Below are records; reproduce exactly the lines from the one that has "Output the LaTeX" through the one that has "(pop.north east |- axL);", ends included, and nothing more.
-- begin --
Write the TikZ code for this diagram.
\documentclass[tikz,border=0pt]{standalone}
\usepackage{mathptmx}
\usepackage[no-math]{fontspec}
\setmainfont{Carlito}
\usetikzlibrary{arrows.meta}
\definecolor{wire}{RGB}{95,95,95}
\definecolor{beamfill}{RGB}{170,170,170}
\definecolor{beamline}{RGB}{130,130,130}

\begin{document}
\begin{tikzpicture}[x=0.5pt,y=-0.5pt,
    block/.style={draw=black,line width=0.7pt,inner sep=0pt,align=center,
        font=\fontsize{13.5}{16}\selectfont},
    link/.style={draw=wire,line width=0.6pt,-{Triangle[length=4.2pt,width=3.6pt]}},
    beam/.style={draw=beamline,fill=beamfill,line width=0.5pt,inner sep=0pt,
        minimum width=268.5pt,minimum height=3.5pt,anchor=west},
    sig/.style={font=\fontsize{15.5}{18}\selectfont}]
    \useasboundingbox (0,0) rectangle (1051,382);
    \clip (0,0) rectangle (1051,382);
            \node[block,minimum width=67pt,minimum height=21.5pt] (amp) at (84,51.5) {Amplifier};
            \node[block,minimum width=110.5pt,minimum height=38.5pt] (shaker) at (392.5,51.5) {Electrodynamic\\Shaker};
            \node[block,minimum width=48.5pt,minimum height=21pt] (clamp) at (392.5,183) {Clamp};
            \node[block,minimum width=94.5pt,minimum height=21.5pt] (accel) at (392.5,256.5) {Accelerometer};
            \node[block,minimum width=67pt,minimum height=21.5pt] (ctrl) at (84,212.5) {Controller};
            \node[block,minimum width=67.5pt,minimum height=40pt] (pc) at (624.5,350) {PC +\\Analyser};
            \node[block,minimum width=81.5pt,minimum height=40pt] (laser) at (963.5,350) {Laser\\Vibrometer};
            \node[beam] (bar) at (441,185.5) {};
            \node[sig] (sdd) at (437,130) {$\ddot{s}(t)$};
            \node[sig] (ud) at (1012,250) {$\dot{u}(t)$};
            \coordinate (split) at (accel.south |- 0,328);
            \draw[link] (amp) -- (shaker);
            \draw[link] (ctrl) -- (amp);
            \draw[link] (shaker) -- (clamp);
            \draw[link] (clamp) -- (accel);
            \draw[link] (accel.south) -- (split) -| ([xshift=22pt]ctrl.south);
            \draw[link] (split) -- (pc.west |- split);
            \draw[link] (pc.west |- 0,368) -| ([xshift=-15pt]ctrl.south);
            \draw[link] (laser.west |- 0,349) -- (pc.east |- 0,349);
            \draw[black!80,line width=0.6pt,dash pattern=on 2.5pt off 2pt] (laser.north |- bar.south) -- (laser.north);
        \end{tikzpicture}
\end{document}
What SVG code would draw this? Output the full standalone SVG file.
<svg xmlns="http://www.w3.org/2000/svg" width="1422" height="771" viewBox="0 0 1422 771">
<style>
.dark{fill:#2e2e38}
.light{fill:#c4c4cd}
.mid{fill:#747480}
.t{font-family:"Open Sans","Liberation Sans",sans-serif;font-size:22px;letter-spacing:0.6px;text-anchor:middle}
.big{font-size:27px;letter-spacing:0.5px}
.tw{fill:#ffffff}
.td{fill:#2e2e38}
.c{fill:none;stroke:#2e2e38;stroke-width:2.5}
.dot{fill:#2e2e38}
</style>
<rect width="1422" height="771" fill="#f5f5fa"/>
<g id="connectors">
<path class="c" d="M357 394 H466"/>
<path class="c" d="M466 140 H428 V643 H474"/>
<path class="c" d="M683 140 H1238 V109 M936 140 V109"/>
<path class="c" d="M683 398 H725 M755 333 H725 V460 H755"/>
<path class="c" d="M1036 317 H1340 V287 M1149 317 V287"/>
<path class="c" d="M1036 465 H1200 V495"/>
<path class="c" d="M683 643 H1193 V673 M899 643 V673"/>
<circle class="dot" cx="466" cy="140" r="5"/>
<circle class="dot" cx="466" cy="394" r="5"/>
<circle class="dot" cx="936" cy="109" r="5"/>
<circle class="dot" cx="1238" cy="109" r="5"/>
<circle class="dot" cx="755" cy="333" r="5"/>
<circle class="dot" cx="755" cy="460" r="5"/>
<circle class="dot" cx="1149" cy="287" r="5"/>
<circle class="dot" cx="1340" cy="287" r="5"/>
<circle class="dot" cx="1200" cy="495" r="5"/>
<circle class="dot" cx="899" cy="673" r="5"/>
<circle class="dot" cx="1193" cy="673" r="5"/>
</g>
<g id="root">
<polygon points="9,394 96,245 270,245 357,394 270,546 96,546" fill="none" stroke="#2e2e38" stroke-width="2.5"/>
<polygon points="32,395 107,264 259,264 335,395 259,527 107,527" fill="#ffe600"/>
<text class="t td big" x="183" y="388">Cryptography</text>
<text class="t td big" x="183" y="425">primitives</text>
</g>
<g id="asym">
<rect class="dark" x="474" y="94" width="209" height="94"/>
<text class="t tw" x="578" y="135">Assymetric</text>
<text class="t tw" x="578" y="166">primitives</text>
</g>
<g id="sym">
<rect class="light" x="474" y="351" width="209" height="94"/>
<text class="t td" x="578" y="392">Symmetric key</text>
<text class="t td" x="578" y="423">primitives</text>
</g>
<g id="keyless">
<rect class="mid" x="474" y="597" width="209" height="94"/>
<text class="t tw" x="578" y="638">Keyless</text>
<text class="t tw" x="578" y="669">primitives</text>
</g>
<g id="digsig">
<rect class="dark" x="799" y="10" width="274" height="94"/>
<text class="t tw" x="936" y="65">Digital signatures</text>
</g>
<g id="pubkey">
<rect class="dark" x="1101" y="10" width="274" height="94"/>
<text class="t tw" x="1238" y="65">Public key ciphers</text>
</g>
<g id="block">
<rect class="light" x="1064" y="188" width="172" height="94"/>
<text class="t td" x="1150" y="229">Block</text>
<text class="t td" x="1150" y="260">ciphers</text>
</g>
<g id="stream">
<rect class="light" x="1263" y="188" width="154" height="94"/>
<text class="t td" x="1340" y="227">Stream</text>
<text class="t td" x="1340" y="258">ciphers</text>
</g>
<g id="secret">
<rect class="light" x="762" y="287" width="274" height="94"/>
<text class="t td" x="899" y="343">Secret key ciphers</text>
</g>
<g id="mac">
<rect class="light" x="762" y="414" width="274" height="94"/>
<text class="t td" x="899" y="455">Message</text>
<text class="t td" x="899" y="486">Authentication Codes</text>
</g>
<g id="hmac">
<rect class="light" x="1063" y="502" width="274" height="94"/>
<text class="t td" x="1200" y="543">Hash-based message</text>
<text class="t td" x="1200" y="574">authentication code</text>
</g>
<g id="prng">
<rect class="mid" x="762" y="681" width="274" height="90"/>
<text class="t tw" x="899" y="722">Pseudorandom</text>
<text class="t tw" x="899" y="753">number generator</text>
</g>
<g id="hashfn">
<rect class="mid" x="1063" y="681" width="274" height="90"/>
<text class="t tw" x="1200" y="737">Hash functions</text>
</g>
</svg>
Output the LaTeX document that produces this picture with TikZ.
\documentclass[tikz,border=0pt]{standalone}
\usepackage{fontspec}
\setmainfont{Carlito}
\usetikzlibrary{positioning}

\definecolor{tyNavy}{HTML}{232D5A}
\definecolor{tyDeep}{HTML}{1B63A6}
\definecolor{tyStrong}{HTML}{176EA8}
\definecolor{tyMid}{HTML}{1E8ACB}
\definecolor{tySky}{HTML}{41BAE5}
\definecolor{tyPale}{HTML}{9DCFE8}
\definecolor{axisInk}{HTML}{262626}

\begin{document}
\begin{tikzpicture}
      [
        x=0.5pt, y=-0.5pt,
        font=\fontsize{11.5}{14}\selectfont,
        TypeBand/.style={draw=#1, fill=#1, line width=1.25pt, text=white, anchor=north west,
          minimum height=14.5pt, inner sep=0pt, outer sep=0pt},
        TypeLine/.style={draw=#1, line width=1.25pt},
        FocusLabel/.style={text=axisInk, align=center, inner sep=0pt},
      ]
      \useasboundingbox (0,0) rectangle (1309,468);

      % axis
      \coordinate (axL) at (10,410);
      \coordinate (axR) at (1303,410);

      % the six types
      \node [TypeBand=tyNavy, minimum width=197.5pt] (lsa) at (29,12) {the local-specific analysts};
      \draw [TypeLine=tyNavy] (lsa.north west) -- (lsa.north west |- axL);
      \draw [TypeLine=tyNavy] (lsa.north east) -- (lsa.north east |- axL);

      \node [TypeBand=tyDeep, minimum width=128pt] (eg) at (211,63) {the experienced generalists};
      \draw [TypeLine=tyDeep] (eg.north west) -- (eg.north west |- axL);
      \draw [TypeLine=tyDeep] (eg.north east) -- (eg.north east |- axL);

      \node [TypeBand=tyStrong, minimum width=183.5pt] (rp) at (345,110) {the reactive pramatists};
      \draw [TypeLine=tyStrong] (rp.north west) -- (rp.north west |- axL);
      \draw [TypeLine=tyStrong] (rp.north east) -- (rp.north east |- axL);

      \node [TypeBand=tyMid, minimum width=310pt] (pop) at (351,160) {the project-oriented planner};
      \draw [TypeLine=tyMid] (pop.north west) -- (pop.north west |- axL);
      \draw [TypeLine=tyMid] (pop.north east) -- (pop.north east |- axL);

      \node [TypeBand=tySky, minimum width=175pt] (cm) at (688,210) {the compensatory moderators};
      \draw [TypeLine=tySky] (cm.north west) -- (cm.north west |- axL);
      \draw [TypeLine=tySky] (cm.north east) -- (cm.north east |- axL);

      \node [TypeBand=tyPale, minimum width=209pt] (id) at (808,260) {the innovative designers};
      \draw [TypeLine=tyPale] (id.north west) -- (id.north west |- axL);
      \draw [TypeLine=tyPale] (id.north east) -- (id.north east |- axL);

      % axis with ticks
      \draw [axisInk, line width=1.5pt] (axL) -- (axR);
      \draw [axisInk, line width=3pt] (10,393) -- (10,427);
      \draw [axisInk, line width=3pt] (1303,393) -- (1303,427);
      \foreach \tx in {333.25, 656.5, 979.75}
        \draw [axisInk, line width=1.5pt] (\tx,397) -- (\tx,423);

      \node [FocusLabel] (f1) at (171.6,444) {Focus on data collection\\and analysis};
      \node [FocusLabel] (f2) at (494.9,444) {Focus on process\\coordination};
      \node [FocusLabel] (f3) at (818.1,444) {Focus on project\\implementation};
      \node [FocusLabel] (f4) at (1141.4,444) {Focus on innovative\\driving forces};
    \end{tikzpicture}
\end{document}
-- end --
● EXERCISE SOLUTION:
Output the LaTeX document that produces this picture with TikZ.
\documentclass[tikz,border=0pt]{standalone}
\usepackage{fontspec}
\setmainfont{Carlito}
\usetikzlibrary{positioning}

\definecolor{tyNavy}{HTML}{232D5A}
\definecolor{tyDeep}{HTML}{1B63A6}
\definecolor{tyStrong}{HTML}{176EA8}
\definecolor{tyMid}{HTML}{1E8ACB}
\definecolor{tySky}{HTML}{41BAE5}
\definecolor{tyPale}{HTML}{9DCFE8}
\definecolor{axisInk}{HTML}{262626}

\begin{document}
\begin{tikzpicture}
      [
        x=0.5pt, y=-0.5pt,
        font=\fontsize{11.5}{14}\selectfont,
        TypeBand/.style={draw=#1, fill=#1, line width=1.25pt, text=white, anchor=north west,
          minimum height=14.5pt, inner sep=0pt, outer sep=0pt},
        TypeLine/.style={draw=#1, line width=1.25pt},
        FocusLabel/.style={text=axisInk, align=center, inner sep=0pt},
      ]
      \useasboundingbox (0,0) rectangle (1309,468);

      % axis
      \coordinate (axL) at (10,410);
      \coordinate (axR) at (1303,410);

      % the six types
      \node [TypeBand=tyNavy, minimum width=197.5pt] (lsa) at (29,12) {the local-specific analysts};
      \draw [TypeLine=tyNavy] (lsa.north west) -- (lsa.north west |- axL);
      \draw [TypeLine=tyNavy] (lsa.north east) -- (lsa.north east |- axL);

      \node [TypeBand=tyDeep, minimum width=128pt] (eg) at (211,63) {the experienced generalists};
      \draw [TypeLine=tyDeep] (eg.north west) -- (eg.north west |- axL);
      \draw [TypeLine=tyDeep] (eg.north east) -- (eg.north east |- axL);

      \node [TypeBand=tyStrong, minimum width=183.5pt] (rp) at (345,110) {the reactive pramatists};
      \draw [TypeLine=tyStrong] (rp.north west) -- (rp.north west |- axL);
      \draw [TypeLine=tyStrong] (rp.north east) -- (rp.north east |- axL);

      \node [TypeBand=tyMid, minimum width=310pt] (pop) at (351,160) {the project-oriented planner};
      \draw [TypeLine=tyMid] (pop.north west) -- (pop.north west |- axL);
      \draw [TypeLine=tyMid] (pop.north east) -- (pop.north east |- axL);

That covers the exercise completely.